-- begin --

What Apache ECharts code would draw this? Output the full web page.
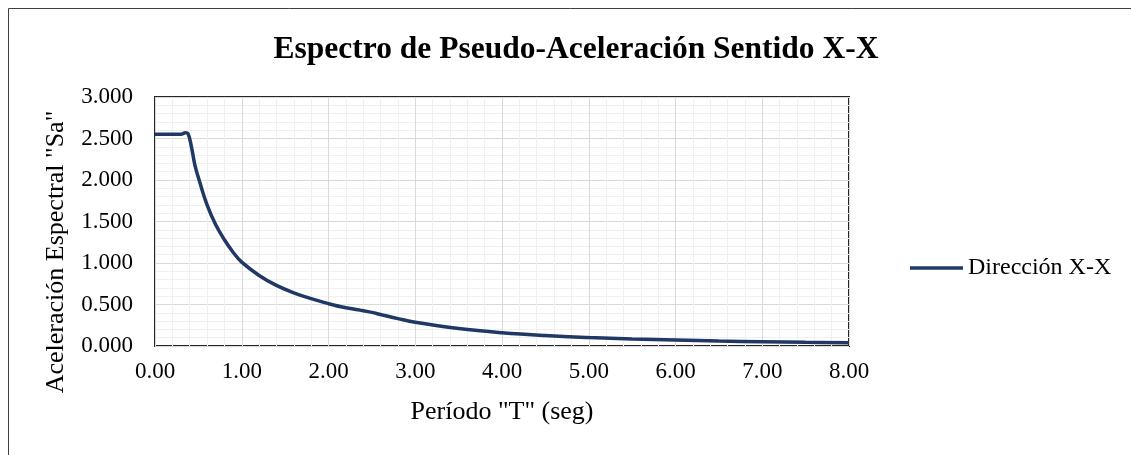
<!DOCTYPE html>
<html>
<head>
<meta charset="utf-8">
<script src="https://cdn.jsdelivr.net/npm/echarts@6/dist/echarts.min.js"></script>
<style>
  html, body { margin: 0; padding: 0; background: #fff; }
  #chart { width: 1131px; height: 455px; }
</style>
</head>
<body>
<div id="chart"></div>
<script>
const titleText = 'Espectro de Pseudo-Aceleración Sentido X-X';
const seriesName = 'Dirección X-X';
const xAxisName = 'Período "T" (seg)';
const yAxisName = 'Aceleración Espectral "Sa"';
const periods = [0, 0.1, 0.2, 0.3, 0.35, 0.38, 0.42, 0.46, 0.52, 0.6, 0.7, 0.8, 0.9, 1.0, 1.2, 1.4, 1.6, 1.8, 2.0, 2.2, 2.4, 2.5, 2.6, 2.8, 3.0, 3.5, 4.0, 4.5, 5.0, 5.5, 6.0, 6.5, 7.0, 7.5, 8.0];
const saValues = [2.55, 2.55, 2.55, 2.55, 2.57, 2.56, 2.40, 2.18, 1.96, 1.70, 1.46, 1.28, 1.13, 1.01, 0.85, 0.73, 0.64, 0.57, 0.51, 0.46, 0.425, 0.405, 0.38, 0.33, 0.285, 0.21, 0.16, 0.126, 0.102, 0.084, 0.071, 0.060, 0.052, 0.045, 0.040];

const FONT = 'Liberation Serif';
const chart = echarts.init(document.getElementById('chart'), null, { renderer: 'canvas' });
const seriesData = periods.map((t, i) => [t, saValues[i]]);

chart.setOption({
  backgroundColor: '#ffffff',
  animation: false,
  title: {
    text: titleText,
    left: 571,
    textAlign: 'center',
    top: 29,
    textStyle: { fontFamily: FONT, fontSize: 31.5, fontWeight: 'bold', color: '#000' }
  },
  graphic: [
    {
      type: 'rect',
      shape: { x: 8.5, y: 8.5, width: 1140, height: 460 },
      style: { fill: 'none', stroke: '#404040', lineWidth: 1 },
      silent: true
    },
    {
      type: 'text',
      x: 56,
      y: 252,
      rotation: Math.PI / 2,
      style: {
        text: yAxisName,
        fontFamily: FONT,
        fontSize: 26,
        fill: '#000',
        align: 'center',
        verticalAlign: 'middle'
      }
    }
  ],
  legend: {
    data: [seriesName],
    left: 905,
    top: 251,
    icon: 'rect',
    itemWidth: 53,
    itemHeight: 3.5,
    textStyle: { fontFamily: FONT, fontSize: 24, color: '#000' }
  },
  grid: {
    left: 155,
    top: 97,
    right: 282,
    bottom: 109,
    show: true,
    borderColor: '#262626',
    borderWidth: 2,
    containLabel: false
  },
  xAxis: {
    type: 'value',
    min: 0,
    max: 8,
    interval: 1,
    name: xAxisName,
    nameLocation: 'middle',
    nameGap: 53,
    nameTextStyle: { fontFamily: FONT, fontSize: 26, color: '#000' },
    axisLine: { show: false },
    axisTick: { show: false },
    axisLabel: {
      margin: 14,
      fontFamily: FONT,
      fontSize: 23,
      color: '#000',
      formatter: v => v.toFixed(2)
    },
    splitLine: { show: true, lineStyle: { color: '#d9d9d9', width: 1 } },
    minorTick: { show: false, splitNumber: 5 },
    minorSplitLine: { show: true, lineStyle: { color: '#f0f0f0', width: 1 } }
  },
  yAxis: {
    type: 'value',
    min: 0,
    max: 3,
    interval: 0.5,
    axisLine: { show: false },
    axisTick: { show: false },
    axisLabel: {
      margin: 22,
      fontFamily: FONT,
      fontSize: 23,
      color: '#000',
      formatter: v => v.toFixed(3)
    },
    splitLine: { show: true, lineStyle: { color: '#d9d9d9', width: 1 } },
    minorTick: { show: false, splitNumber: 5 },
    minorSplitLine: { show: true, lineStyle: { color: '#f0f0f0', width: 1 } }
  },
  series: [
    {
      name: seriesName,
      type: 'line',
      data: seriesData,
      smooth: 0.4,
      showSymbol: false,
      symbol: 'none',
      lineStyle: { color: '#203864', width: 3.5 },
      itemStyle: { color: '#203864' }
    }
  ]
});
</script>
</body>
</html>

-- end --

Short problem :: Leave out the pictures and repeat the lines from the start of the material through the line with "const seriesData = periods.map((t, i)", inclusive.

Result of the exercise ::
What Apache ECharts code would draw this? Output the full web page.
<!DOCTYPE html>
<html>
<head>
<meta charset="utf-8">
<script src="https://cdn.jsdelivr.net/npm/echarts@6/dist/echarts.min.js"></script>
<style>
  html, body { margin: 0; padding: 0; background: #fff; }
  #chart { width: 1131px; height: 455px; }
</style>
</head>
<body>
<div id="chart"></div>
<script>
const titleText = 'Espectro de Pseudo-Aceleración Sentido X-X';
const seriesName = 'Dirección X-X';
const xAxisName = 'Período "T" (seg)';
const yAxisName = 'Aceleración Espectral "Sa"';
const periods = [0, 0.1, 0.2, 0.3, 0.35, 0.38, 0.42, 0.46, 0.52, 0.6, 0.7, 0.8, 0.9, 1.0, 1.2, 1.4, 1.6, 1.8, 2.0, 2.2, 2.4, 2.5, 2.6, 2.8, 3.0, 3.5, 4.0, 4.5, 5.0, 5.5, 6.0, 6.5, 7.0, 7.5, 8.0];
const saValues = [2.55, 2.55, 2.55, 2.55, 2.57, 2.56, 2.40, 2.18, 1.96, 1.70, 1.46, 1.28, 1.13, 1.01, 0.85, 0.73, 0.64, 0.57, 0.51, 0.46, 0.425, 0.405, 0.38, 0.33, 0.285, 0.21, 0.16, 0.126, 0.102, 0.084, 0.071, 0.060, 0.052, 0.045, 0.040];

const FONT = 'Liberation Serif';
const chart = echarts.init(document.getElementById('chart'), null, { renderer: 'canvas' });
const seriesData = periods.map((t, i) => [t, saValues[i]]);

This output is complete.